The exercise: From the entries below, count the lines with "this". Write only the count.

Provided entries:
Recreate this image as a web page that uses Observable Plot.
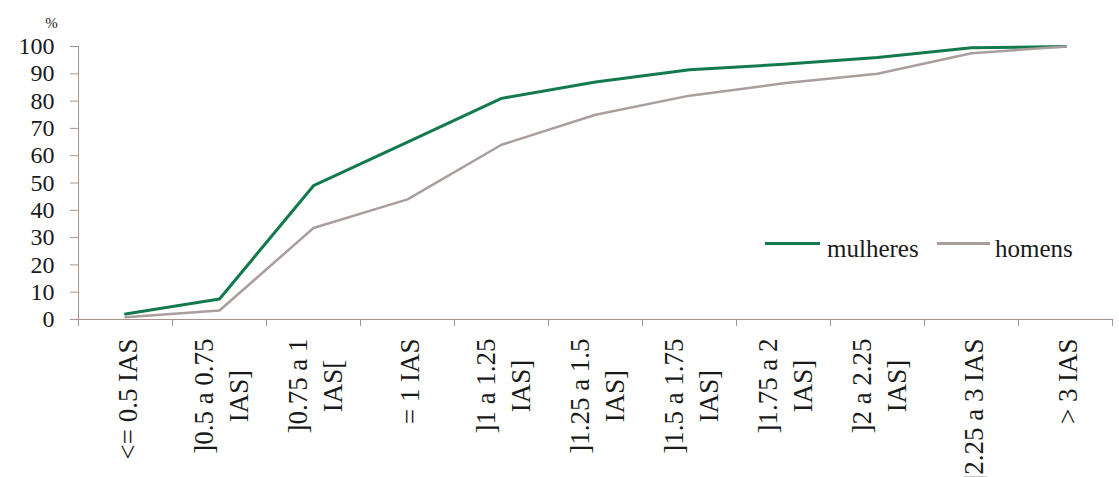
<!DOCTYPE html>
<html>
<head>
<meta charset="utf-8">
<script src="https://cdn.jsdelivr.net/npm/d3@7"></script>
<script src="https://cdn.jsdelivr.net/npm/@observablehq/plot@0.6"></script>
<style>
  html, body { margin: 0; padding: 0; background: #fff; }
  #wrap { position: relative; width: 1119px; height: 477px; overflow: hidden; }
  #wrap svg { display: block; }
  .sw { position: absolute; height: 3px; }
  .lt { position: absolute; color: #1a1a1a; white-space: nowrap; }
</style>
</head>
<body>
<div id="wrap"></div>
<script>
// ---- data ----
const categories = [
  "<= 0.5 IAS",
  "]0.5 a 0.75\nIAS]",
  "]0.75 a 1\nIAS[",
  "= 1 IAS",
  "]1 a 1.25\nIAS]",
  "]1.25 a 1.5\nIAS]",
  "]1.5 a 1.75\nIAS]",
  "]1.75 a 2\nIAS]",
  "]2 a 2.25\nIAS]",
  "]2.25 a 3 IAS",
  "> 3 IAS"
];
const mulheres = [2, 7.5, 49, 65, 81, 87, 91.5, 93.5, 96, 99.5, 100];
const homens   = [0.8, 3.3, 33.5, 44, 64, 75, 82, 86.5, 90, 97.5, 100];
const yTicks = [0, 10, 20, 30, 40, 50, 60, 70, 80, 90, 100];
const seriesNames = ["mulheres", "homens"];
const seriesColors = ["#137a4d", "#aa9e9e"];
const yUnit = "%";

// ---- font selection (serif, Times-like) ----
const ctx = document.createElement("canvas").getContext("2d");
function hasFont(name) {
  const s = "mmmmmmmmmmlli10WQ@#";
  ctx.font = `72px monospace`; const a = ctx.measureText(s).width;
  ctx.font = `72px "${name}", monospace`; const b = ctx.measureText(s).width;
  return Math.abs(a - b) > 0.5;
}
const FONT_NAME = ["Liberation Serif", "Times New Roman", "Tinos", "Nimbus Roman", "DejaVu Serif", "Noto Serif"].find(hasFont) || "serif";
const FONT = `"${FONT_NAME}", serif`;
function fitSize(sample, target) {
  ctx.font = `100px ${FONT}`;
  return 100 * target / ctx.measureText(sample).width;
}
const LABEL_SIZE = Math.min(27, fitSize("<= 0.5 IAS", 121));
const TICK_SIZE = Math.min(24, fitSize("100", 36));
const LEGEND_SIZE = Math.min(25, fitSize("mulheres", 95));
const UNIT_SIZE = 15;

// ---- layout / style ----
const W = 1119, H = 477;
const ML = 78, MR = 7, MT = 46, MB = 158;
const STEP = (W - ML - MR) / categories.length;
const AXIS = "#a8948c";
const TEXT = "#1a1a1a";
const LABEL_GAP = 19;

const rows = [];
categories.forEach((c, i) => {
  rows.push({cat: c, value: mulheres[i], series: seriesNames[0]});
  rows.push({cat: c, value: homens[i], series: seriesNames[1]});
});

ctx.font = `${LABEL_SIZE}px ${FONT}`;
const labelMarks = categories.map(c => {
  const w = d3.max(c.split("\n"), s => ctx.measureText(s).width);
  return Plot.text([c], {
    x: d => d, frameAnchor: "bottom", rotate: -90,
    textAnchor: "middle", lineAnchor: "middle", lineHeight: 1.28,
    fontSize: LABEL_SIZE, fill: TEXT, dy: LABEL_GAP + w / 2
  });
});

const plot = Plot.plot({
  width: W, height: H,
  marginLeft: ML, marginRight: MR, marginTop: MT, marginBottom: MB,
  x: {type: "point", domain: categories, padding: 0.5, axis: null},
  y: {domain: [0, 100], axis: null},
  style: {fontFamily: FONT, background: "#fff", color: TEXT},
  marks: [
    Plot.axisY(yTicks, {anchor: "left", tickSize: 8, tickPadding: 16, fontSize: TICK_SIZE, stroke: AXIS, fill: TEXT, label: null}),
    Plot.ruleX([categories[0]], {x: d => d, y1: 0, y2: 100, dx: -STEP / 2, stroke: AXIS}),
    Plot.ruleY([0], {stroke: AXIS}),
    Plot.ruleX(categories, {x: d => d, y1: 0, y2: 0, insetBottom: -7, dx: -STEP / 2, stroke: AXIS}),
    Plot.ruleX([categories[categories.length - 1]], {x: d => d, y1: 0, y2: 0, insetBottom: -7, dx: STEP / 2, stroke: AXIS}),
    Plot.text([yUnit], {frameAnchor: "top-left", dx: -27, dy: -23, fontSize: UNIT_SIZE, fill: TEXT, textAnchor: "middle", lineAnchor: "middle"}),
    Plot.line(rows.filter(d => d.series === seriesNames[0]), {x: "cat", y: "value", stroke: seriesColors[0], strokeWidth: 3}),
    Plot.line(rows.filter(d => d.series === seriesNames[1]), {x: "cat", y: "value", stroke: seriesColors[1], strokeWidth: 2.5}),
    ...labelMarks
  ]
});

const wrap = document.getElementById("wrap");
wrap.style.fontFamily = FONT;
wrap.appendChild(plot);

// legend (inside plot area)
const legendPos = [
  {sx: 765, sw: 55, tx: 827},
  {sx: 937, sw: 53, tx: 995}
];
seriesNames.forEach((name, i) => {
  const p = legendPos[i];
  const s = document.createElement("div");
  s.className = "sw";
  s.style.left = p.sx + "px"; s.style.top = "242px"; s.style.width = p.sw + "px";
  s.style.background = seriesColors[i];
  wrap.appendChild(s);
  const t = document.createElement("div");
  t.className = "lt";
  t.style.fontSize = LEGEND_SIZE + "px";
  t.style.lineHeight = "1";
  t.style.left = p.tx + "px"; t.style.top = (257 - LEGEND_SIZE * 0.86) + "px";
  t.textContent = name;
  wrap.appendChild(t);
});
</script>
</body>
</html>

--

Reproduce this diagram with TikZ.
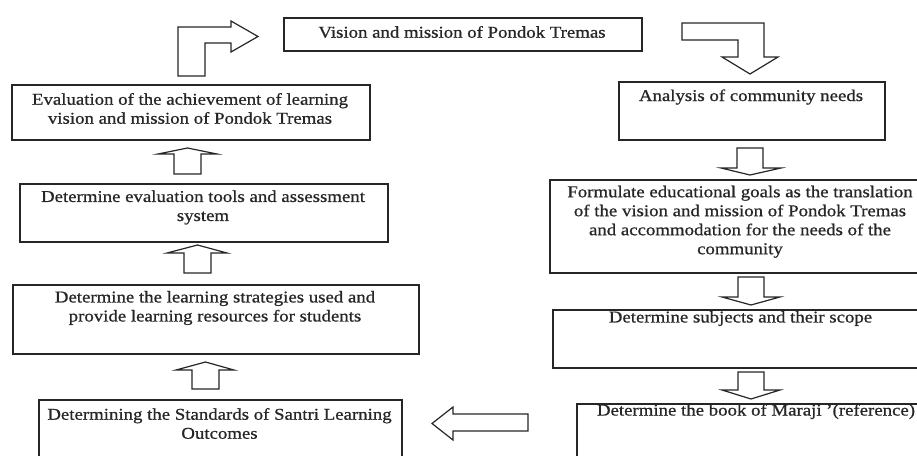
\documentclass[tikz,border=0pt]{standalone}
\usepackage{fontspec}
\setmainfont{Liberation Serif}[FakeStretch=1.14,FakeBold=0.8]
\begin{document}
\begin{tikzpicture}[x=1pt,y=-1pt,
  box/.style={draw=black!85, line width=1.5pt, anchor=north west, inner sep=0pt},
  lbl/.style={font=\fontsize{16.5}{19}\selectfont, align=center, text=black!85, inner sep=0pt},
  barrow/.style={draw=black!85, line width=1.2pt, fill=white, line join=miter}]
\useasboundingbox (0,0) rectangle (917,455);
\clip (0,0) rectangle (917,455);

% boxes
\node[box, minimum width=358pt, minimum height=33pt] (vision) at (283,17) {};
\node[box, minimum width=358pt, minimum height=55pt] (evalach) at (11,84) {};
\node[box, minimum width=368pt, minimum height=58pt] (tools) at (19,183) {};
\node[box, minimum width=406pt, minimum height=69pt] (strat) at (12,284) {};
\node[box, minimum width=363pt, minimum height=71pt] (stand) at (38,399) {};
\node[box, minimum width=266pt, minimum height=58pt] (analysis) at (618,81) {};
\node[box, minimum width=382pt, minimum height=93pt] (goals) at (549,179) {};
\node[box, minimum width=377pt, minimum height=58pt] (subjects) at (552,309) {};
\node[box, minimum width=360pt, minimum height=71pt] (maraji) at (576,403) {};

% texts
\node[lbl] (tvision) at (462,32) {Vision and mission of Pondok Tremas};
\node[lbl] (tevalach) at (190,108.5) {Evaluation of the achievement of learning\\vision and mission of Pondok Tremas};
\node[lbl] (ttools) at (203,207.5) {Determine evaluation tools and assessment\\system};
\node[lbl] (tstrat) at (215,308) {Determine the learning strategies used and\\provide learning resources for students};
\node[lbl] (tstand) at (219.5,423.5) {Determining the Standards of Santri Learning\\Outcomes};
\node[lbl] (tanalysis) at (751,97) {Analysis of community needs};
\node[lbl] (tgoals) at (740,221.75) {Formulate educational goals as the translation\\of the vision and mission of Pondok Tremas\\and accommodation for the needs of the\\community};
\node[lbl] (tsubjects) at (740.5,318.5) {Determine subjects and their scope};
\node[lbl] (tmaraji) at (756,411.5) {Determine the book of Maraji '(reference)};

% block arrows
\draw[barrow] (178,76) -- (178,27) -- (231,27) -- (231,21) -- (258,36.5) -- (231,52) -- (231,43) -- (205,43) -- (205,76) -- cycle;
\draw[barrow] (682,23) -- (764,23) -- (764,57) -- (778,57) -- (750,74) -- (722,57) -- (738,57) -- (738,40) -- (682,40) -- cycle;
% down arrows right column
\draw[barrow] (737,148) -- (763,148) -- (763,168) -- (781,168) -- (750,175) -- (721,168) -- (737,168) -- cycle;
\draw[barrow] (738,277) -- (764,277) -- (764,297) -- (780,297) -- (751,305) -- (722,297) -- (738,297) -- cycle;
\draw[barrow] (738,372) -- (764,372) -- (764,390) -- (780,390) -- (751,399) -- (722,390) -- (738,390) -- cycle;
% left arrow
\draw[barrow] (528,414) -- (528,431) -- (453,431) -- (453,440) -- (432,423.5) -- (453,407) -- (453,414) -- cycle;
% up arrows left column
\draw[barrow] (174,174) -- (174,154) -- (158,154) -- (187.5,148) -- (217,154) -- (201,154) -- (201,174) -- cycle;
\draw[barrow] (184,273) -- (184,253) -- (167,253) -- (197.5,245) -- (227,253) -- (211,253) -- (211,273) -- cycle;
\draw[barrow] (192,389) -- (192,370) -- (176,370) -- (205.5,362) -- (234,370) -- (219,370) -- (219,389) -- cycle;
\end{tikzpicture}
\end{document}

Task response: 2